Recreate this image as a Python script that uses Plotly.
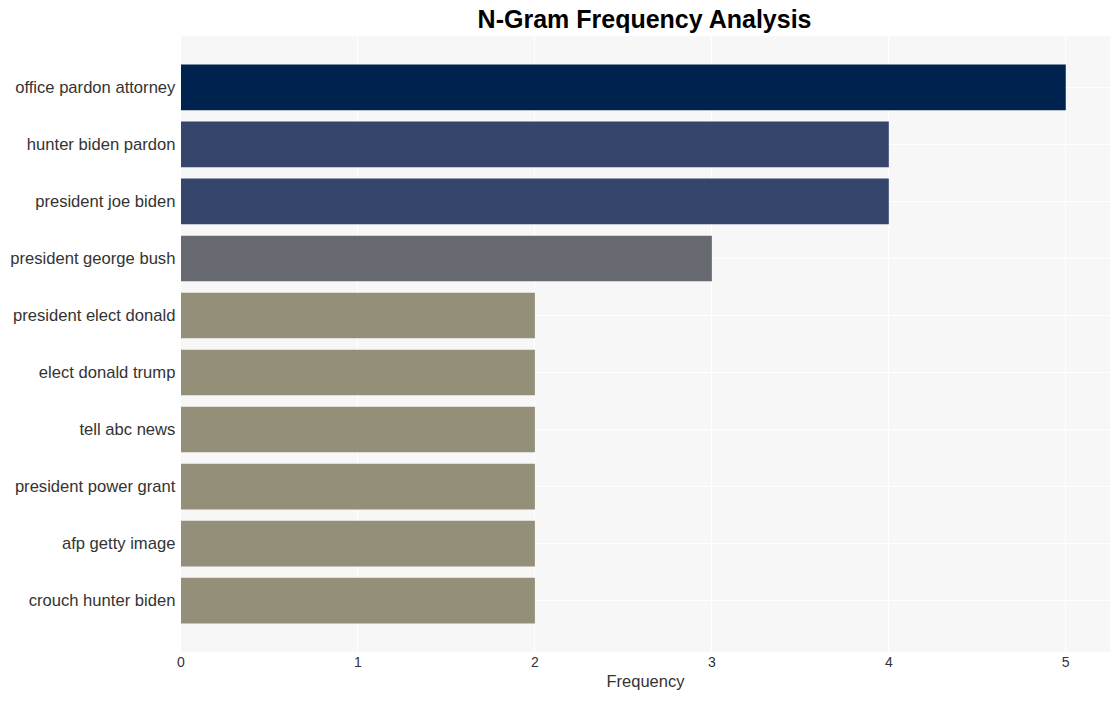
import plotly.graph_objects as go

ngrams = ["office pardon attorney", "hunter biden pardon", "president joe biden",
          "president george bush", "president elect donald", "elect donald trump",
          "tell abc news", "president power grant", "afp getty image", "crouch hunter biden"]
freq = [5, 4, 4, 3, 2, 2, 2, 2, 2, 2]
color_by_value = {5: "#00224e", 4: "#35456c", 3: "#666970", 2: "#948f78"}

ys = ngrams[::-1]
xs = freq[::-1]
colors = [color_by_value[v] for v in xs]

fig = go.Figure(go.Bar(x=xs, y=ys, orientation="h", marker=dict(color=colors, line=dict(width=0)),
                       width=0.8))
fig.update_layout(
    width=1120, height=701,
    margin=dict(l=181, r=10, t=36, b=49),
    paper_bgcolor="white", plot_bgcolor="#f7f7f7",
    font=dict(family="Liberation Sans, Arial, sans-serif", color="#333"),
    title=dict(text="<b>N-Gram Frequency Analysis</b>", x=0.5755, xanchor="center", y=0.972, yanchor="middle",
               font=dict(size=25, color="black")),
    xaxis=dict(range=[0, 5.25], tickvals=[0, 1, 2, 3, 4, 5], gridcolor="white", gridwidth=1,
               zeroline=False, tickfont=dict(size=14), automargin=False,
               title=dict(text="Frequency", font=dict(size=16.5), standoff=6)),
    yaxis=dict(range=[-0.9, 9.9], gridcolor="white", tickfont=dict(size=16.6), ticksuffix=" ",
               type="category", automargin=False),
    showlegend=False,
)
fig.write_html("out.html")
★ ★ ★ ★
Exercise aim: Restate the full listing verbatim and drop every picture.

The response:
Recreate this image as a Python script that uses Plotly.
import plotly.graph_objects as go

ngrams = ["office pardon attorney", "hunter biden pardon", "president joe biden",
          "president george bush", "president elect donald", "elect donald trump",
          "tell abc news", "president power grant", "afp getty image", "crouch hunter biden"]
freq = [5, 4, 4, 3, 2, 2, 2, 2, 2, 2]
color_by_value = {5: "#00224e", 4: "#35456c", 3: "#666970", 2: "#948f78"}

ys = ngrams[::-1]
xs = freq[::-1]
colors = [color_by_value[v] for v in xs]

fig = go.Figure(go.Bar(x=xs, y=ys, orientation="h", marker=dict(color=colors, line=dict(width=0)),
                       width=0.8))
fig.update_layout(
    width=1120, height=701,
    margin=dict(l=181, r=10, t=36, b=49),
    paper_bgcolor="white", plot_bgcolor="#f7f7f7",
    font=dict(family="Liberation Sans, Arial, sans-serif", color="#333"),
    title=dict(text="<b>N-Gram Frequency Analysis</b>", x=0.5755, xanchor="center", y=0.972, yanchor="middle",
               font=dict(size=25, color="black")),
    xaxis=dict(range=[0, 5.25], tickvals=[0, 1, 2, 3, 4, 5], gridcolor="white", gridwidth=1,
               zeroline=False, tickfont=dict(size=14), automargin=False,
               title=dict(text="Frequency", font=dict(size=16.5), standoff=6)),
    yaxis=dict(range=[-0.9, 9.9], gridcolor="white", tickfont=dict(size=16.6), ticksuffix=" ",
               type="category", automargin=False),
    showlegend=False,
)
fig.write_html("out.html")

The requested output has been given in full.